*Given request:*
Find out how many lines of the material contain the string "Output" and give only that figure.

============

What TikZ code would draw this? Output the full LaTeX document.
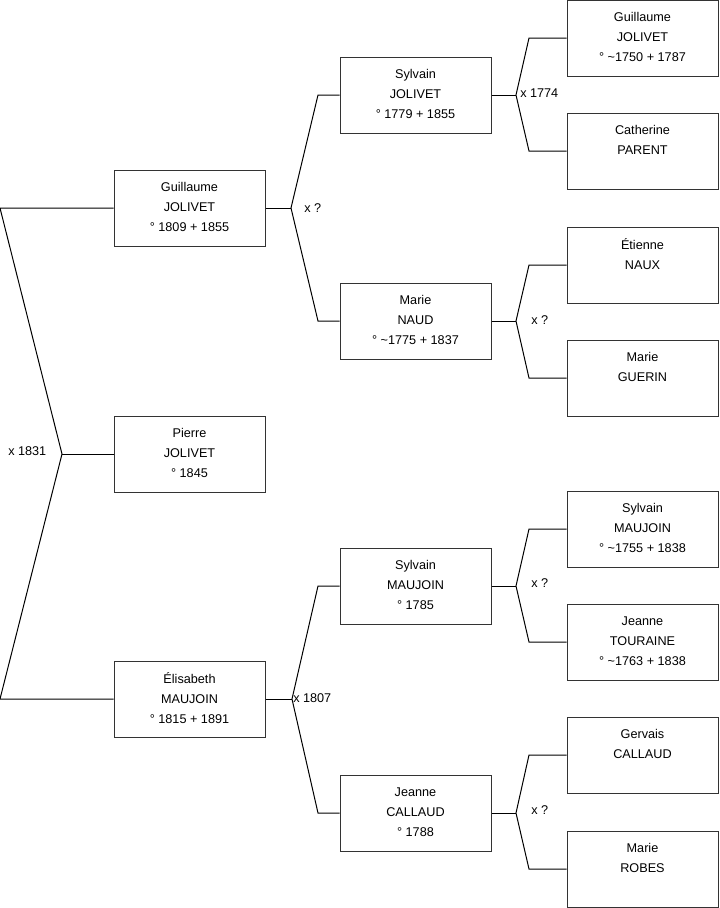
\documentclass[tikz,border=0pt]{standalone}
\usepackage{fontspec}
\setmainfont{Liberation Sans}
\begin{document}
\begin{tikzpicture}[x=0.75pt,y=-0.75pt,
  person/.style={draw=black!80, line width=0.75pt, rectangle, minimum width=113.25pt,
    minimum height=57pt, inner sep=0pt, align=center, text depth=1.6pt,
    font=\fontsize{9.5}{15}\selectfont},
  link/.style={draw=black, line width=0.75pt},
  lbl/.style={font=\fontsize{9.5}{11}\selectfont, anchor=west, inner sep=0pt}]
\useasboundingbox (0,0) rectangle (719,908);
% column 1
\node[person] (g1) at (189.5,208) {Guillaume\\JOLIVET\\° 1809 + 1855};
\node[person] (p)  at (189.5,454) {Pierre\\JOLIVET\\° 1845};
\node[person] (e)  at (189.5,699) {Élisabeth\\MAUJOIN\\° 1815 + 1891};
% column 2
\node[person] (s1) at (415.5,95)  {Sylvain\\JOLIVET\\° 1779 + 1855};
\node[person] (m1) at (415.5,321) {Marie\\NAUD\\° \textasciitilde 1775 + 1837};
\node[person] (s2) at (415.5,586) {Sylvain\\MAUJOIN\\° 1785};
\node[person] (j2) at (415.5,813) {Jeanne\\CALLAUD\\° 1788};
% column 3
\node[person] (a1) at (642.5,38)  {Guillaume\\JOLIVET\\° \textasciitilde 1750 + 1787};
\node[person] (a2) at (642.5,151) {Catherine\\PARENT\\\mbox{}};
\node[person] (a3) at (642.5,265) {Étienne\\NAUX\\\mbox{}};
\node[person] (a4) at (642.5,378) {Marie\\GUERIN\\\mbox{}};
\node[person] (a5) at (642.5,529) {Sylvain\\MAUJOIN\\° \textasciitilde 1755 + 1838};
\node[person] (a6) at (642.5,642) {Jeanne\\TOURAINE\\° \textasciitilde 1763 + 1838};
\node[person] (a7) at (642.5,755) {Gervais\\CALLAUD\\\mbox{}};
\node[person] (a8) at (642.5,869) {Marie\\ROBES\\\mbox{}};
% root union
\coordinate (r0) at (0,208);
\coordinate (rv) at (62,454);
\coordinate (r1) at (0,699);
\draw[link] (g1.west) -- (r0) -- (rv) -- (r1) -- (e.west);
\draw[link] (rv) -- (p.west);
\node[lbl] (l0) at (8,451) {x 1831};
% Guillaume union
\coordinate (v1) at (291,208);
\coordinate (v1a) at (318,95);
\coordinate (v1b) at (318,321);
\draw[link] (g1.east) -- (v1);
\draw[link] (s1.west) -- (v1a) -- (v1) -- (v1b) -- (m1.west);
\node[lbl] (l1) at (304,208) {x ?};
% Elisabeth union
\coordinate (v2) at (292,699);
\coordinate (v2a) at (318,586);
\coordinate (v2b) at (318,813);
\draw[link] (e.east) -- (v2);
\draw[link] (s2.west) -- (v2a) -- (v2) -- (v2b) -- (j2.west);
\node[lbl] (l2) at (293,698) {x 1807};
% Sylvain JOLIVET union
\coordinate (w1) at (516,95);
\coordinate (w1a) at (529,38);
\coordinate (w1b) at (529,151);
\draw[link] (s1.east) -- (w1);
\draw[link] (a1.west) -- (w1a) -- (w1) -- (w1b) -- (a2.west);
\node[lbl] (k1) at (520,93) {x 1774};
% Marie NAUD union
\coordinate (w2) at (516,321);
\coordinate (w2a) at (529,265);
\coordinate (w2b) at (529,378);
\draw[link] (m1.east) -- (w2);
\draw[link] (a3.west) -- (w2a) -- (w2) -- (w2b) -- (a4.west);
\node[lbl] (k2) at (531,320) {x ?};
% Sylvain MAUJOIN union
\coordinate (w3) at (516,586);
\coordinate (w3a) at (529,529);
\coordinate (w3b) at (529,642);
\draw[link] (s2.east) -- (w3);
\draw[link] (a5.west) -- (w3a) -- (w3) -- (w3b) -- (a6.west);
\node[lbl] (k3) at (531,583) {x ?};
% Jeanne CALLAUD union
\coordinate (w4) at (516,813);
\coordinate (w4a) at (529,755);
\coordinate (w4b) at (529,869);
\draw[link] (j2.east) -- (w4);
\draw[link] (a7.west) -- (w4a) -- (w4) -- (w4b) -- (a8.west);
\node[lbl] (k4) at (531,810) {x ?};
\end{tikzpicture}
\end{document}
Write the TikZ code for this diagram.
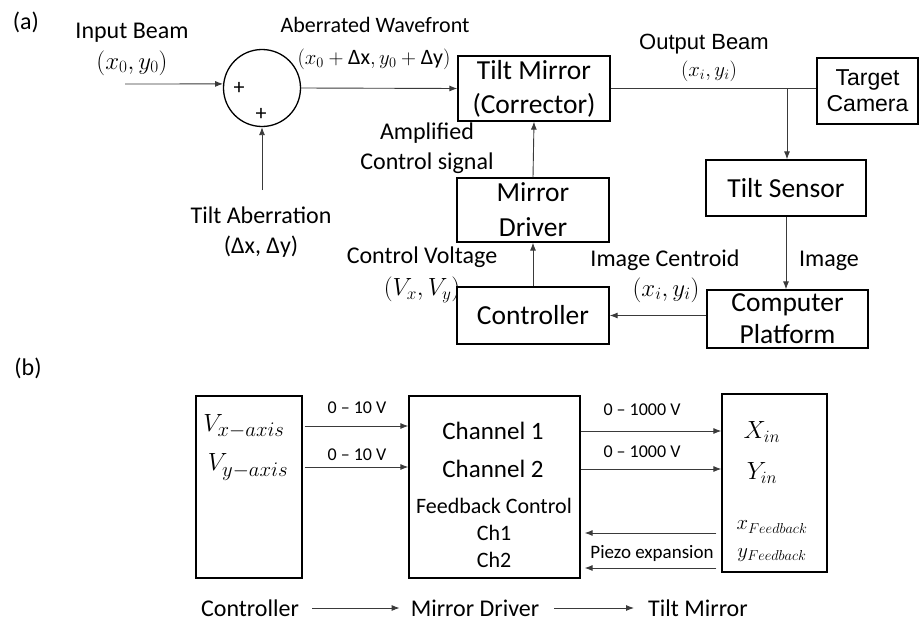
\documentclass[tikz,border=0pt]{standalone}
\usepackage{fontspec}
\setmainfont{Carlito}
\newfontfamily\arialf{Liberation Sans}
\usetikzlibrary{arrows.meta}
\definecolor{lin}{HTML}{3A3A3A}
\tikzset{
  box/.style={draw=black, line width=1.3pt, align=center, inner sep=0pt},
  arr/.style={draw=lin, line width=0.9pt, -{Latex[length=8pt,width=6pt]}},
  lab/.style={inner sep=0pt, align=center},
  fsz/.style={font=\fontsize{#1}{#1}\selectfont},
  fsl/.style n args={2}{font=\fontsize{#1}{#2}\selectfont},
}
\begin{document}
\begin{tikzpicture}[x=1pt,y=-1pt]
\useasboundingbox (0,0) rectangle (919,621);
% ---------- (a) ----------
\node[lab, fsz=24] (la) at (26,22) {(a)};
\node[lab, fsz=24] (inbeam) at (132,33) {Input Beam};
\node[lab, fsz=24] (inxy) at (132,63) {$(x_0, y_0)$};
\node[circle, draw=black, line width=1.3pt, minimum size=77pt, inner sep=0pt] (sum) at (262,88) {};
\node[lab, fsz=22] (p1) at (239,88) {+};
\node[lab, fsz=22] (p2) at (261,114) {+};
\coordinate (inb) at (125,84);
\draw[arr] (inb) -- (sum.174);
\coordinate (ta) at (262,190);
\draw[arr] (ta) -- (sum.south);
\node[lab, fsz=24] (tab) at (261,215) {Tilt Aberration};
\node[lab, fsz=24] (tabxy) at (261,247) {(Δx, Δy)};
\node[lab, fsz=22] (aw) at (375,25) {Aberrated Wavefront};
\node[lab, fsz=22] (awxy) at (374,59) {$(x_0 + \hbox{Δx}, y_0 + \hbox{Δy})$};
\node[box, fsl={27.5}{34}, minimum width=152pt, minimum height=65pt] (tm) at (534,88.5) {Tilt Mirror\\(Corrector)};
\draw[arr] (sum.east) -- (tm.west);
\node[box, minimum width=101pt, minimum height=66pt, font=\arialf\fontsize{23}{26}\selectfont] (tc) at (867.5,91) {Target\\Camera};
\draw[draw=lin, line width=0.9pt] (tm.east) -- (tm.east -| tc.west);
\coordinate (br) at (787,88.5);
\node[lab, font=\arialf\fontsize{22}{22}\selectfont] (ob) at (704,44) {Output Beam};
\node[lab, fsz=22] (obxy) at (709,71) {$(x_i, y_i)$};
\node[box, fsz=27.5, minimum width=160pt, minimum height=56pt] (ts) at (786,188) {Tilt Sensor};
\draw[arr] (br) -- (br |- ts.north);
\node[box, fsl={27.5}{32}, minimum width=161pt, minimum height=58pt] (cp) at (787.5,319) {Computer\\Platform};
\draw[arr] (ts.south) -- (ts.south |- cp.north);
\node[lab, fsz=24] (img) at (829,261) {Image};
\node[box, fsz=27.5, minimum width=152pt, minimum height=57pt] (ctrl) at (533,315.5) {Controller};
\draw[arr] (ctrl.east -| cp.west) -- (ctrl.east);
\node[lab, fsz=24] (ic) at (665,260) {Image Centroid};
\node[lab, fsz=24] (icxy) at (666,290) {$(x_i, y_i)$};
\node[box, fsl={27.5}{35}, minimum width=152pt, minimum height=64pt] (md) at (533,210) {Mirror\\Driver};
\draw[arr] (ctrl.north) -- (md.south);
\draw[arr] (md.north) -- (tm.south);
\node[lab, fsl={24}{30}] (amp) at (427,148) {Amplified\\Control signal};
\node[lab, fsz=24] (cv) at (422,257) {Control Voltage};
\node[lab, fsz=24] (cvxy) at (422,290) {$(V_x, V_y)$};
% ---------- (b) ----------
\node[lab, fsz=24] (lb) at (28,368) {(b)};
\node[box, minimum width=106pt, minimum height=182pt] (cb) at (249,487) {};
\node[box, minimum width=171pt, minimum height=182pt] (mdb) at (494.5,487) {};
\node[box, minimum width=105pt, minimum height=178pt] (tmb) at (774.5,483) {};
\node[lab, fsz=28] (vx) at (244,426) {$V_{x-axis}$};
\node[lab, fsz=28] (vy) at (248,467) {$V_{y-axis}$};
\node[lab, fsz=25] (ch1) at (493,431) {Channel 1};
\node[lab, fsz=25] (ch2) at (493,469) {Channel 2};
\node[lab, fsz=22] (fc) at (494,506) {Feedback Control};
\node[lab, fsz=22] (c1) at (494,533) {Ch1};
\node[lab, fsz=22] (c2) at (494,560) {Ch2};
\node[lab, fsz=26] (xin) at (762,432) {$X_{in}$};
\node[lab, fsz=26] (yin) at (762,473) {$Y_{in}$};
\node[lab, fsz=22] (xfb) at (772,527) {$x_{Feedback}$};
\node[lab, fsz=22] (yfb) at (772,555) {$y_{Feedback}$};
\draw[arr, shorten <=2pt] (vx -| cb.east) -- (vx -| mdb.west);
\draw[arr, shorten <=2pt] (vy -| cb.east) -- (vy -| mdb.west);
\node[lab, fsz=18] (v10a) at (357,408) {0 – 10 V};
\node[lab, fsz=18] (v10b) at (357,455) {0 – 10 V};
\draw[arr] (ch1 -| mdb.east) -- (ch1 -| tmb.west);
\draw[arr] (ch2 -| mdb.east) -- (ch2 -| tmb.west);
\node[lab, fsz=18] (v1000a) at (642,410) {0 – 1000 V};
\node[lab, fsz=18] (v1000b) at (642,452) {0 – 1000 V};
\coordinate (fb1) at (0,533);
\coordinate (fb2) at (0,568);
\draw[arr, shorten <=5pt, shorten >=4pt] (fb1 -| tmb.west) -- (fb1 -| mdb.east);
\draw[arr, shorten <=5pt, shorten >=4pt] (fb2 -| tmb.west) -- (fb2 -| mdb.east);
\node[lab, fsz=19] (pe) at (652,553) {Piezo expansion};
\node[lab, fsz=24] (bc) at (250,608) {Controller};
\node[lab, fsz=24] (bmd) at (475,608) {Mirror Driver};
\node[lab, fsz=24] (btm) at (698,608) {Tilt Mirror};
\draw[arr, shorten <=13pt, shorten >=11pt] (bc.east) -- (bmd.west);
\draw[arr, shorten <=15pt, shorten >=14pt] (bmd.east) -- (btm.west);
\end{tikzpicture}
\end{document}
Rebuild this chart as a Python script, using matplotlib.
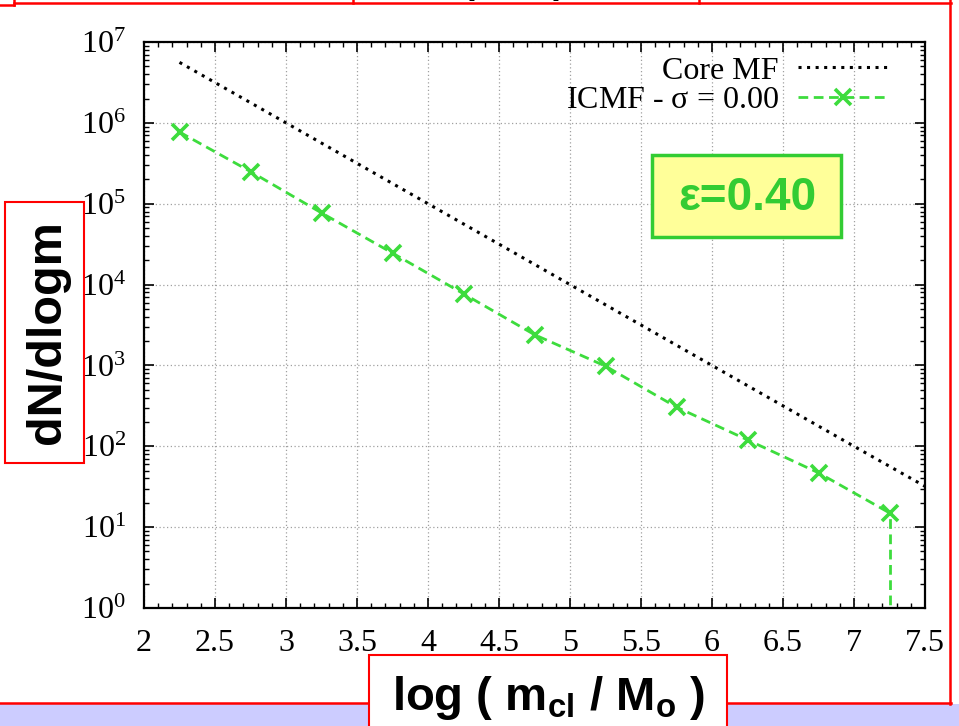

============

*Task answer:*
2